9. The High Republic era has been designed like a movie or TV show
Although the High Republic era will (initially) exist on the page rather than the screen, it will be meticulously designed. According to StarWars.com, many of the concept designs take inspiration from the prequel era, an elegant period before spaceships adopted the mass-produced functionality of Imperial designs.
They even recycled unused designs from the movies, with the insectile design of the small Jedi Vector starfighters originally created for Revenge of the Sith. (In universe, these ships were designed specifically for the Jedi, with analogue controls that could be operated by the Force in a tight spot.)
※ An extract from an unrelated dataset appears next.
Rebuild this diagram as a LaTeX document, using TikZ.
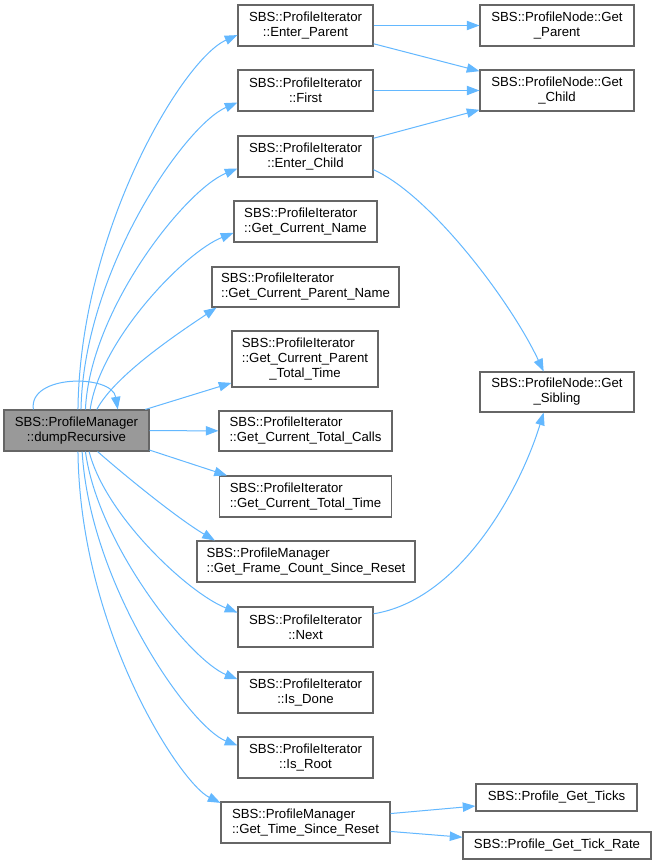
\documentclass[tikz,border=0pt]{standalone}
\usepackage{fontspec}
\setmainfont{Liberation Sans}
\usetikzlibrary{arrows.meta}
\definecolor{edgeblue}{HTML}{63B8FF}
\definecolor{boxgray}{HTML}{666666}
\definecolor{mainfill}{HTML}{999999}
\begin{document}
\begin{tikzpicture}[x=0.75pt,y=-0.75pt,
  fn/.style={draw=boxgray, line width=0.8pt, fill=white, inner sep=0pt, font=\fontsize{9.9}{11.25}\selectfont},
  sz/.style 2 args={minimum width=#1*0.75pt, minimum height=#2*0.75pt},
  cn/.style={draw=edgeblue, line width=0.75pt, -{Triangle[length=9.5pt,width=7pt]}},
]
\fill[white] (0,0) rectangle (657,865);
\useasboundingbox (0,0) rectangle (657,865);

\node[fn,sz={145}{41},fill=mainfill,align=center] (m) at (76.5,430.5) {SBS::ProfileManager\\::dumpRecursive};
\node[fn,sz={135}{41},align=center] (ep) at (305.5,25.5) {SBS::ProfileIterator\\::Enter\_Parent};
\node[fn,sz={135}{41},align=center] (fi) at (305.5,90.5) {SBS::ProfileIterator\\::First};
\node[fn,sz={135}{41},align=center] (ec) at (305.5,156.5) {SBS::ProfileIterator\\::Enter\_Child};
\node[fn,sz={143}{41},align=left] (gcn) at (305.5,221.5) {SBS::ProfileIterator\\::Get\_Current\_Name};
\node[fn,sz={187}{40},align=left] (gcpn) at (305.5,287) {SBS::ProfileIterator\\::Get\_Current\_Parent\_Name};
\node[fn,sz={146}{56},align=center] (gcptt) at (305,359) {\begin{tabular}[b]{@{}l@{}}SBS::ProfileIterator\\::Get\_Current\_Parent\end{tabular}\\\_Total\_Time};
\node[fn,sz={173}{40},align=left] (gctc) at (305.5,431) {SBS::ProfileIterator\\::Get\_Current\_Total\_Calls};
\node[fn,sz={172}{41},align=left] (gctt) at (305.5,496.5) {SBS::ProfileIterator\\::Get\_Current\_Total\_Time};
\node[fn,sz={218}{41},align=left] (fc) at (306,561.5) {SBS::ProfileManager\\::Get\_Frame\_Count\_Since\_Reset};
\node[fn,sz={135}{40},align=center] (nx) at (305.5,627) {SBS::ProfileIterator\\::Next};
\node[fn,sz={135}{41},align=center] (idn) at (305.5,692.5) {SBS::ProfileIterator\\::Is\_Done};
\node[fn,sz={135}{41},align=center] (irt) at (305.5,757.5) {SBS::ProfileIterator\\::Is\_Root};
\node[fn,sz={169}{41},align=left] (tsr) at (305.5,822.5) {SBS::ProfileManager\\::Get\_Time\_Since\_Reset};
\node[fn,sz={154}{41},align=center] (gp) at (557,25.5) {SBS::ProfileNode::Get\\\_Parent};
\node[fn,sz={154}{41},align=center] (gch) at (557,90.5) {SBS::ProfileNode::Get\\\_Child};
\node[fn,sz={154}{40},align=center] (gs) at (557,392) {SBS::ProfileNode::Get\\\_Sibling};
\node[fn,sz={161}{27}] (pgt) at (556.5,797.5) {SBS::Profile\_Get\_Ticks};
\node[fn,sz={188}{27}] (pgtr) at (557,845.5) {SBS::Profile\_Get\_Tick\_Rate};

% self loop
\draw[cn] (m.154) .. controls (28,374) and (112,374) .. (m.27);
% upper fan
\draw[cn] (m.86) .. controls (80,230) and (183,59) .. (ep.188);
\draw[cn] (m.78) .. controls (84,270) and (185,125) .. (fi.190);
\draw[cn] (m.67) .. controls (90,310) and (185,190) .. (ec.190);
\draw[cn] (m.57) .. controls (100,340) and (185,252) .. (gcn.189);
\draw[cn] (m.46) .. controls (115,375) and (180,332) .. (gcpn.193);
\draw[cn] (m.17) -- (gcptt.198);
\draw[cn] (m) -- (gctc);
\draw[cn] (m.-15) -- (gctt.165);
% lower fan
\draw[cn] (m.-45) .. controls (130,480) and (180,520) .. (fc.167);
\draw[cn] (m.-59) .. controls (105,515) and (188,593) .. (nx.168);
\draw[cn] (m.-67) .. controls (98,545) and (190,660) .. (idn.169);
\draw[cn] (m.-75) .. controls (90,585) and (190,727) .. (irt.170);
\draw[cn] (m.-86) .. controls (80,630) and (180,783) .. (tsr.167);
% right side
\draw[cn] (ep) -- (gp);
\draw[cn] (ep.-15) -- (gch.166);
\draw[cn] (fi) -- (gch);
\draw[cn] (ec.15) -- (gch.194);
\draw[cn] (ec.-11) .. controls (430,195) and (510,300) .. (gs.123);
\draw[cn] (nx.11) .. controls (460,600) and (520,490) .. (gs.-123);
\draw[cn] (tsr.6) -- (pgt.186);
\draw[cn] (tsr.-6) -- (pgtr.175);
\end{tikzpicture}
\end{document}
Meanwhile, the look of the Legacy Run – the ship at the centre of the Great Disaster – was taken from an early design for the Eravana, Han Solo’s Rathtar-carrying freighter in The Force Awakens.
10. The High Republic sets up an upcoming TV show
When Disney and Lucasfilm announced all those new Star Wars TV shows in December, most of them (Ahsoka, Rangers of the New Republic, The Book of Boba Fett) were set in the same time period as The Mandalorian. One of the new Disney Plus series, however, will be set during the High Republic era.
Russian Doll co-creator Leslye Headland is showrunning The Acolyte, a new show that “will take the audience into a galaxy of shadowy secrets and emerging dark side powers in the final days of the High Republic era”.
While the Sith are conspicuous by their absence at the start of the High Republic stories, The Acolyte’s official synopsis suggests they’ll be making a comeback pretty soon. Indeed, many have speculated we’ll see Darth Sidious’s old mentor, Darth Plagueis, coming to the fore.
So even if you don’t normally dive into the books and comics of Star Wars’ expanded universe, the High Republic stories could well be essential reading ahead of The Acolyte.
Light of the Jedi by Charles Soule, A Test of Courage by Justina Ireland and The Great Jedi Rescue by Cavan Scott are out now, as is the first issue of Marvel’s High Republic comic series by Cavan Scott and Ario Anindito. Into the Dark by Claudia Gray is published on February 2.